**What you are asked to do:** Reproduce each line bearing the word "this".
* * * * * * * * *
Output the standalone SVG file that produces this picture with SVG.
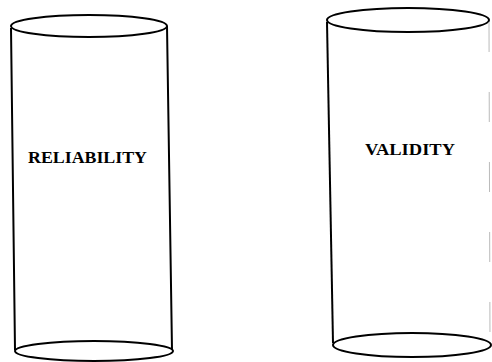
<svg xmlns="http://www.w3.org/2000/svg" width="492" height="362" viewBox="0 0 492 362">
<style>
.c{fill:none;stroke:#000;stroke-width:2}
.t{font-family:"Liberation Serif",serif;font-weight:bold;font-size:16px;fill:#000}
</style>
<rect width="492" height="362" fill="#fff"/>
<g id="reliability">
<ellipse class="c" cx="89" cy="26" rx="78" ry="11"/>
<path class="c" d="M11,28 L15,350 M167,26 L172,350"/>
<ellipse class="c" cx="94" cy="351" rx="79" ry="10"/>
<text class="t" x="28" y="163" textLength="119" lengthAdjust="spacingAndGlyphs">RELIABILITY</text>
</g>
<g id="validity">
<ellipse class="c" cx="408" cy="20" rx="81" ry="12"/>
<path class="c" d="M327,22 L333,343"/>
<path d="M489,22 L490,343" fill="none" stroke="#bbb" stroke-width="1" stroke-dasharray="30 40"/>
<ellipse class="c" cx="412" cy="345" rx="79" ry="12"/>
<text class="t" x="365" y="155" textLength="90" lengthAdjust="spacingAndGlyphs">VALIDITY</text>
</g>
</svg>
* * * * * * * * *
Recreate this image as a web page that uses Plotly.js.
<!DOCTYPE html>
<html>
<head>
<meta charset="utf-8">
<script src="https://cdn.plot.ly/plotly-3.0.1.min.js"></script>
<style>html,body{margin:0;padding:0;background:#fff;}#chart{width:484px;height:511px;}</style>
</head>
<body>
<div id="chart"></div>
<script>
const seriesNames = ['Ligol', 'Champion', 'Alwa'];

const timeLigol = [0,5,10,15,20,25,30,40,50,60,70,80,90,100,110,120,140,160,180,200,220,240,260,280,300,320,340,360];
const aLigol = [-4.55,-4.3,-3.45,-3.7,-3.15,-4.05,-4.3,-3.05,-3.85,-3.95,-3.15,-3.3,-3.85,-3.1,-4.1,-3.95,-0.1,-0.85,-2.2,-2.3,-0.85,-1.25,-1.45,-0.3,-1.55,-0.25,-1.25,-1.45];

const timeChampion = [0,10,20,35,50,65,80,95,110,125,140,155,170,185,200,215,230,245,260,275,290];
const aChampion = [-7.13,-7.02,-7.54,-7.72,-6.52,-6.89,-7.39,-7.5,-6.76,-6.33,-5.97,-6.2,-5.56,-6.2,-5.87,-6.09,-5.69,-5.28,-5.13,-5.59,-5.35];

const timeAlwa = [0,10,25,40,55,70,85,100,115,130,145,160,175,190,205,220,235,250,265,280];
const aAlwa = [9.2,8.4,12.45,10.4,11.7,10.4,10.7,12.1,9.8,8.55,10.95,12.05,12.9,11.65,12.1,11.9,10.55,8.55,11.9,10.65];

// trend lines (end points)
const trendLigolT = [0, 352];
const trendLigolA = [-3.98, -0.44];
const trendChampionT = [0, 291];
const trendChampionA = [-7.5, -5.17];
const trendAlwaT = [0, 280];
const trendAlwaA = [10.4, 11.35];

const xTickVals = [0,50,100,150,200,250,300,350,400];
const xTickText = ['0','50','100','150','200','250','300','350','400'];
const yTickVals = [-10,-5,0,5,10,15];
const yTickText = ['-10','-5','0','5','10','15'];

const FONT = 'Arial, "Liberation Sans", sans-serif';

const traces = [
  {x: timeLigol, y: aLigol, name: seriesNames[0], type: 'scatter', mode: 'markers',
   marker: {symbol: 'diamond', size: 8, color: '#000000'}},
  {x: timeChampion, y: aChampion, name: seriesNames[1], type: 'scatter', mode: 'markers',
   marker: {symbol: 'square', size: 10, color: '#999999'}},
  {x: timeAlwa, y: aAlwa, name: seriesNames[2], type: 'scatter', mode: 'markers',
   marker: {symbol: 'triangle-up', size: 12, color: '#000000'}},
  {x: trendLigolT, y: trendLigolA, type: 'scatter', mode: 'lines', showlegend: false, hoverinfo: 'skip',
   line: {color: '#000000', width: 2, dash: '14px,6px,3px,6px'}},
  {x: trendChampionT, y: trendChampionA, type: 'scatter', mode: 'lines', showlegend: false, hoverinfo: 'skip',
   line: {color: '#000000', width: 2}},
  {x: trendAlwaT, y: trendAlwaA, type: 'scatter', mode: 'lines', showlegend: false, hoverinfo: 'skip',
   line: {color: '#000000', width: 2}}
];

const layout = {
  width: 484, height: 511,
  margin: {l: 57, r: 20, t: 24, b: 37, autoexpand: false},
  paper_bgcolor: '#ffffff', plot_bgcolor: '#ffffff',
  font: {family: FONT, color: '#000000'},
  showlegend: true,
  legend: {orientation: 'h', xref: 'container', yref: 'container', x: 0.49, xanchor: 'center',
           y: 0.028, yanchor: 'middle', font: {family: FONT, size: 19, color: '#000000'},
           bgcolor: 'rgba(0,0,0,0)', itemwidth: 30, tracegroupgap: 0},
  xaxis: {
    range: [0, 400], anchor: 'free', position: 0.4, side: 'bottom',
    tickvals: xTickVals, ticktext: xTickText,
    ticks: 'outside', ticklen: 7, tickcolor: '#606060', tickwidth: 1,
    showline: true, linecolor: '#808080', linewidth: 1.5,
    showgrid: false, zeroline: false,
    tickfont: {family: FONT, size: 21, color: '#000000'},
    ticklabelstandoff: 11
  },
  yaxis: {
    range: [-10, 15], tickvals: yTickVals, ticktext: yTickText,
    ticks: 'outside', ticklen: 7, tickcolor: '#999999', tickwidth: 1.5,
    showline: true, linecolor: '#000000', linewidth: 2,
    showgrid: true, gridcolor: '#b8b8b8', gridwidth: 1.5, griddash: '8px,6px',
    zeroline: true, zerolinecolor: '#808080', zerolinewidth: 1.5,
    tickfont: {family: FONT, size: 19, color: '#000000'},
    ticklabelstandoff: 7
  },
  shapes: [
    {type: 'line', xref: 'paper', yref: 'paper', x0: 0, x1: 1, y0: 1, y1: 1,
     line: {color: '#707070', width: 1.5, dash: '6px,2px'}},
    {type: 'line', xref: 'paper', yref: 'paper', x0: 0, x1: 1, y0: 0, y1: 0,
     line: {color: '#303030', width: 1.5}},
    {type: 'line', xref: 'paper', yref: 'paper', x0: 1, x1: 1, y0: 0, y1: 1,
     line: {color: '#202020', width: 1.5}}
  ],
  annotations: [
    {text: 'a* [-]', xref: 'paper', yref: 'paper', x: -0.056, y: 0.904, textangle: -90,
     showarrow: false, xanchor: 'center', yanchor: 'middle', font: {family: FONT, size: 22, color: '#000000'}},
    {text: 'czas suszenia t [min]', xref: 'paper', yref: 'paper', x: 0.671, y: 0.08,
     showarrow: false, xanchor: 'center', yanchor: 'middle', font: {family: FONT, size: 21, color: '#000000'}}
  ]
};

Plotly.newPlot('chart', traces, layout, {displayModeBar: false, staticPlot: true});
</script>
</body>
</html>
* * * * * * * * *
**The reply:**
Output the standalone SVG file that produces this picture with SVG.
Recreate this image as a web page that uses Plotly.js.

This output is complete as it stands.